[Data listing]
# # #

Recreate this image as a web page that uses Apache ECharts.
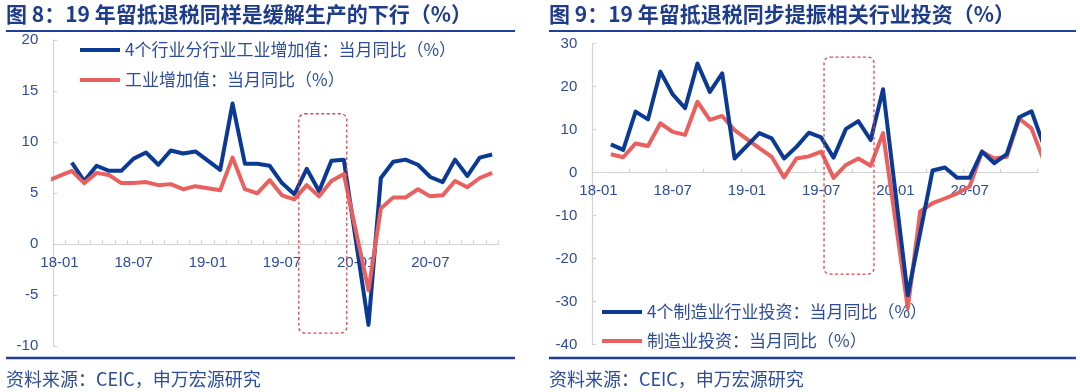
<!DOCTYPE html>
<html>
<head>
<meta charset="utf-8">
<script src="https://cdn.jsdelivr.net/npm/echarts@6/dist/echarts.min.js"></script>
<style>
html,body{margin:0;padding:0;background:#ffffff;}
#c{width:1080px;height:392px;}
</style>
</head>
<body>
<div id="c"></div>
<script>
// ---------------- DATA ----------------
const months = [
  '17-12',
  '18-01','18-02','18-03','18-04','18-05','18-06','18-07','18-08','18-09','18-10','18-11','18-12',
  '19-01','19-02','19-03','19-04','19-05','19-06','19-07','19-08','19-09','19-10','19-11','19-12',
  '20-01','20-02','20-03','20-04','20-05','20-06','20-07','20-08','20-09','20-10','20-11','20-12',
  '21-01'
];
const visibleStart = '18-01';
const visibleEnd = '20-12';
const xTickLabels = ['18-01','18-07','19-01','19-07','20-01','20-07'];
const rightTickMonths = ['01','04','07','10'];

const leftTitle = '图 8：19 年留抵退税同样是缓解生产的下行（%）';
const rightTitle = '图 9：19 年留抵退税同步提振相关行业投资（%）';
const sourceText = '资料来源：CEIC，申万宏源研究';

const leftBlueName = '4个行业分行业工业增加值：当月同比（%）';
const leftRedName = '工业增加值：当月同比（%）';
const rightBlueName = '4个制造业行业投资：当月同比（%）';
const rightRedName = '制造业投资：当月同比（%）';

// January values are not published (Jan-Feb combined) -> null, lines connect across
const leftBlue = [
  null,
  null, 8.0, 6.2, 7.7, 7.2, 7.2, 8.4, 9.0, 7.8, 9.2, 8.9, 9.1,
  null, 7.3, 13.8, 7.9, 7.9, 7.7, 6.0, 4.9, 7.4, 5.2, 8.2, 8.3,
  null, -7.9, 6.5, 8.1, 8.3, 7.8, 6.6, 6.1, 8.3, 6.7, 8.5, 8.8,
  null
];
const leftRed = [
  6.2,
  null, 7.2, 6.0, 7.0, 6.8, 6.0, 6.0, 6.1, 5.8, 5.9, 5.4, 5.7,
  null, 5.3, 8.5, 5.4, 5.0, 6.3, 4.8, 4.4, 5.8, 4.7, 6.2, 6.9,
  null, -4.5, 3.5, 4.6, 4.6, 5.4, 4.7, 4.8, 6.2, 5.6, 6.5, 7.0,
  null
];
const rightBlue = [
  null,
  null, 6.6, 5.3, 14.2, 12.4, 23.5, 18.2, 15.0, 25.4, 18.8, 23.1, 3.3,
  null, 9.2, 8.0, 3.3, 6.0, 9.3, 8.2, 3.5, 10.2, 12.0, 7.6, 19.4,
  null, -28.5, -14.0, 0.5, 1.2, -1.2, -1.2, 4.9, 2.2, 4.3, 12.9, 14.3,
  6.3
];
const rightRed = [
  null,
  null, 4.3, 3.6, 6.8, 6.2, 11.5, 9.5, 8.8, 16.5, 12.3, 13.2, 9.9,
  null, 5.7, 3.7, -1.1, 3.3, 3.8, 4.9, -1.2, 1.8, 3.3, 1.6, 9.2,
  null, -31.5, -9.0, -7.1, -6.0, -4.8, -3.2, 4.9, 3.3, 3.7, 12.6, 10.3,
  2.7
];

// value-axis ranges
const leftRange = { min: -10, max: 20, interval: 5 };
const rightRange = { min: -40, max: 30, interval: 10 };

// dashed highlight boxes: fractional category index range + value range
const highlightBoxes = [
  { axis: 0, fromIdx: 20.36, toIdx: 24.24, top: 12.8, bottom: -8.7 },
  { axis: 1, fromIdx: 19.23, toIdx: 23.27, top: 26.9, bottom: -23.6 }
];

// ---------------- STYLE / LAYOUT ----------------
const BLUE = '#0B3A94';
const RED = '#E9605F';
const NAVY = '#1E3C8C';
const LABEL = '#2D4C9C';
const AXIS = '#D3D3D3';
const FONT = "'Liberation Sans','Noto Sans CJK SC',sans-serif";
const CJK = "'Noto Sans CJK SC','Liberation Sans',sans-serif";

const grids = [
  { left: 53.3, top: 40.3, width: 445, height: 306 },
  { left: 592.3, top: 43.7, width: 445.4, height: 301 }
];

const chart = echarts.init(document.getElementById('c'), null, { renderer: 'canvas' });

const iStart = months.indexOf(visibleStart);
const iEnd = months.indexOf(visibleEnd);

// x axis sits on the zero line: offset from grid bottom derived from the y range
function zeroOffset(grid, range) {
  return -grid.height * (0 - range.min) / (range.max - range.min);
}

function xAxisCfg(gridIndex, range, tickInterval) {
  return {
    type: 'category', gridIndex: gridIndex, data: months, position: 'bottom',
    min: iStart, max: iEnd, boundaryGap: true,
    offset: zeroOffset(grids[gridIndex], range),
    axisLine: { show: true, onZero: false, lineStyle: { color: AXIS, width: 1.2 } },
    axisTick: { show: true, inside: true, length: 4, interval: tickInterval, lineStyle: { color: AXIS, width: 1.2 } },
    axisLabel: {
      interval: function (i, v) { return xTickLabels.indexOf(v) >= 0; },
      color: LABEL, fontSize: 15, fontFamily: FONT, margin: 11
    },
    splitLine: { show: false }
  };
}
function yAxisCfg(gridIndex, range) {
  return {
    type: 'value', gridIndex: gridIndex, min: range.min, max: range.max, interval: range.interval,
    axisLine: { show: true, onZero: false, lineStyle: { color: AXIS, width: 1.2 } },
    axisTick: { show: true, inside: true, length: 4, lineStyle: { color: AXIS, width: 1.2 } },
    axisLabel: { color: LABEL, fontSize: 15, fontFamily: FONT, margin: 15 },
    splitLine: { show: false }
  };
}
function lineSeries(name, axis, data, color, z) {
  return {
    name: name, type: 'line', xAxisIndex: axis, yAxisIndex: axis, data: data,
    connectNulls: true, symbol: 'none', clip: true, z: z,
    color: color,
    lineStyle: { color: color, width: 4, join: 'round' },
    itemStyle: { color: color },
    emphasis: { disabled: true }
  };
}

const option = {
  animation: false,
  backgroundColor: '#ffffff',
  grid: grids.map(function (g) { return Object.assign({ outerBoundsMode: 'none', containLabel: false }, g); }),
  xAxis: [
    xAxisCfg(0, leftRange, 0),
    xAxisCfg(1, rightRange, function (i, v) { return rightTickMonths.indexOf(String(v).slice(3)) >= 0; })
  ],
  yAxis: [
    yAxisCfg(0, leftRange),
    yAxisCfg(1, rightRange)
  ],
  legend: [
    {
      data: [leftBlueName, leftRedName], orient: 'vertical', left: 80, top: 41, padding: 0,
      icon: 'rect', itemWidth: 40, itemHeight: 4, itemGap: 12, selectedMode: false,
      textStyle: { fontSize: 17, color: LABEL, fontFamily: CJK, lineHeight: 18 }
    },
    {
      data: [rightBlueName, rightRedName], orient: 'vertical', left: 602, top: 303, padding: 0,
      icon: 'rect', itemWidth: 40, itemHeight: 4, itemGap: 11, selectedMode: false,
      textStyle: { fontSize: 17, color: LABEL, fontFamily: CJK, lineHeight: 18 }
    }
  ],
  series: [
    lineSeries(leftBlueName, 0, leftBlue, BLUE, 2),
    lineSeries(leftRedName, 0, leftRed, RED, 3),
    lineSeries(rightBlueName, 1, rightBlue, BLUE, 3),
    lineSeries(rightRedName, 1, rightRed, RED, 2)
  ],
  graphic: [
    { id: 't1', type: 'text', x: 6, y: 4, style: { text: leftTitle, font: 'bold 21px ' + CJK, fill: NAVY } },
    { id: 't2', type: 'text', x: 549, y: 4, style: { text: rightTitle, font: 'bold 21px ' + CJK, fill: NAVY } },
    { id: 'u1', type: 'line', shape: { x1: 6, y1: 31, x2: 515, y2: 31 }, style: { stroke: '#1F3F9A', lineWidth: 2 } },
    { id: 'u2', type: 'line', shape: { x1: 549, y1: 31, x2: 1076, y2: 31 }, style: { stroke: '#1F3F9A', lineWidth: 2 } },
    { id: 'f1', type: 'line', shape: { x1: 6, y1: 358, x2: 515, y2: 358 }, style: { stroke: '#1F3F9A', lineWidth: 2.5 } },
    { id: 'f2', type: 'line', shape: { x1: 549, y1: 358, x2: 1076, y2: 358 }, style: { stroke: '#1F3F9A', lineWidth: 2.5 } },
    { id: 's1', type: 'text', x: 6, y: 370, style: { text: sourceText, font: '18px ' + CJK, fill: LABEL } },
    { id: 's2', type: 'text', x: 549, y: 370, style: { text: sourceText, font: '18px ' + CJK, fill: LABEL } }
  ]
};

chart.setOption(option);

// place dashed boxes through the axes' own scales
function toPixel(axis, idx, val) {
  const i0 = Math.floor(idx);
  const f = idx - i0;
  const p0 = chart.convertToPixel({ xAxisIndex: axis, yAxisIndex: axis }, [months[i0], val]);
  const p1 = chart.convertToPixel({ xAxisIndex: axis, yAxisIndex: axis }, [months[i0 + 1], val]);
  return [p0[0] + (p1[0] - p0[0]) * f, p0[1]];
}
const boxGraphics = highlightBoxes.map(function (b, n) {
  const a = toPixel(b.axis, b.fromIdx, b.top);
  const c = toPixel(b.axis, b.toIdx, b.bottom);
  return {
    id: 'box' + n, type: 'rect', z: 100,
    shape: { x: a[0], y: a[1], width: c[0] - a[0], height: c[1] - a[1], r: 6 },
    style: { fill: 'none', stroke: '#E8434A', lineWidth: 1.3, lineDash: [3, 2.5] }
  };
});
chart.setOption({ graphic: boxGraphics });
</script>
</body>
</html>
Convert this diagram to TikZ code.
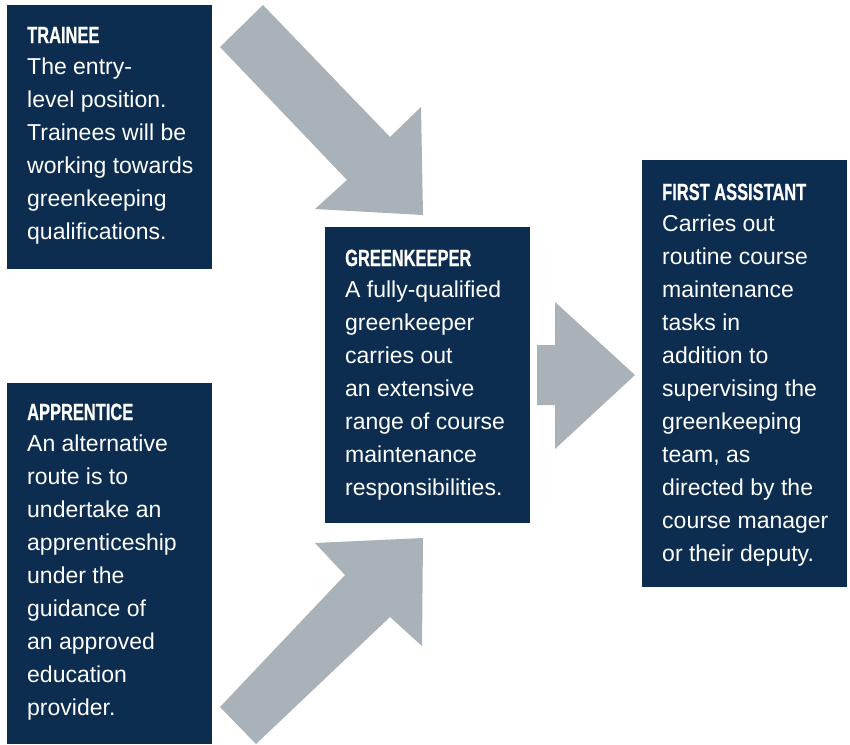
\documentclass[tikz,border=0pt]{standalone}
\usepackage{fontspec}
\setmainfont{Liberation Sans}
\newfontfamily\hfont[FakeStretch=0.70,FakeBold=0.6]{Liberation Sans}
\definecolor{navy}{RGB}{12,45,80}
\definecolor{arrowgray}{RGB}{168,178,184}
\begin{document}
\begin{tikzpicture}[x=1pt,y=-1pt,
  box/.style={rectangle, fill=navy, draw=none, inner sep=0pt, anchor=north west},
  txt/.style={anchor=base west, inner sep=0pt, text=white},
  blockarrow/.style={fill=arrowgray, draw=none}]
\useasboundingbox (0,0) rectangle (850,744);
\newcommand{\hd}[1]{{\hfont\bfseries\fontsize{23.5}{33}\selectfont #1}\\[-2pt]}
\newcommand{\bodyfmt}{\fontsize{23}{33}\selectfont}
% boxes
\node[box, minimum width=205pt, minimum height=264pt] (trainee) at (7,5) {};
\node[box, minimum width=205pt, minimum height=361pt] (apprentice) at (7,383) {};
\node[box, minimum width=205pt, minimum height=296pt] (greenkeeper) at (325,227) {};
\node[box, minimum width=205pt, minimum height=427pt] (first) at (642,160) {};
% arrows
\fill[blockarrow] (220,47) -- (263,5) -- (390,137) -- (421,107) -- (423,215) -- (315,209) -- (347,180) -- cycle;
\fill[blockarrow] (220,707) -- (345,575) -- (315,543) -- (423,538) -- (422,646) -- (390,617) -- (256,744) -- cycle;
\fill[blockarrow] (537,345) -- (555,345) -- (555,302) -- (635,375) -- (555,449) -- (555,405) -- (537,405) -- cycle;
% texts
\node[txt] (traineetext) at ([xshift=20pt,yshift=-38pt]trainee.north west)
  {\parbox[t]{190pt}{\bodyfmt\hd{TRAINEE}The entry-\\level position.\\Trainees will be\\working towards\\greenkeeping\\qualifications.}};
\node[txt] (apprenticetext) at ([xshift=20pt,yshift=-37pt]apprentice.north west)
  {\parbox[t]{190pt}{\bodyfmt\hd{APPRENTICE}An alternative\\route is to\\undertake an\\apprenticeship\\under the\\guidance of\\an approved\\education\\provider.}};
\node[txt] (greenkeepertext) at ([xshift=20pt,yshift=-39pt]greenkeeper.north west)
  {\parbox[t]{190pt}{\bodyfmt\hd{GREENKEEPER}A fully-qualified\\greenkeeper\\carries out\\an extensive\\range of course\\maintenance\\responsibilities.}};
\node[txt] (firsttext) at ([xshift=20pt,yshift=-40pt]first.north west)
  {\parbox[t]{190pt}{\bodyfmt\hd{FIRST ASSISTANT}Carries out\\routine course\\maintenance\\tasks in\\addition to\\supervising the\\greenkeeping\\team, as\\directed by the\\course manager\\or their deputy.}};
\end{tikzpicture}
\end{document}
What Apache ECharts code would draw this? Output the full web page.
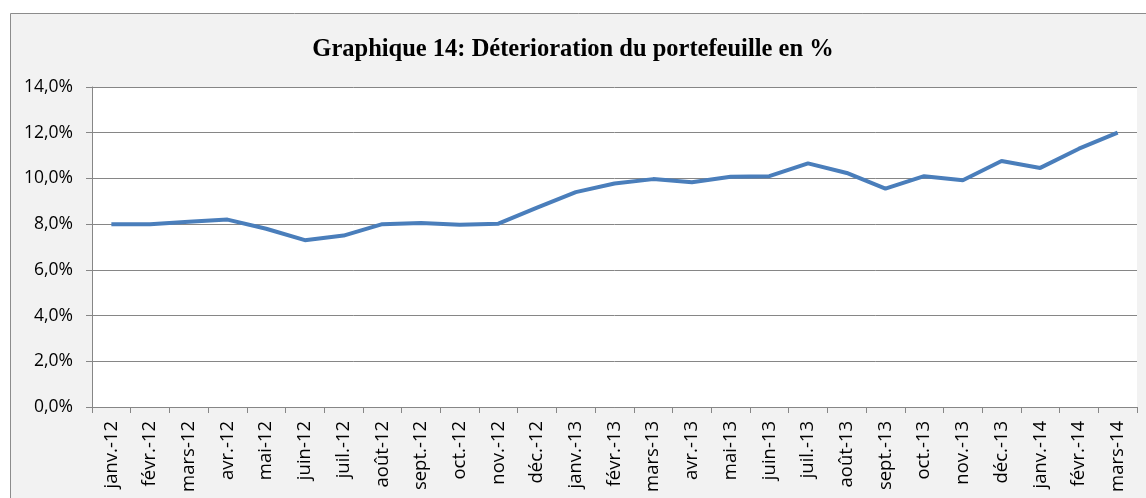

# # #

WHAT YOU ARE ASKED TO DO. Every line in the data above that contains "page" needs to be copied.

THE RESULT.
Recreate this image as a web page that uses Apache ECharts.
What Apache ECharts code would draw this? Output the full web page.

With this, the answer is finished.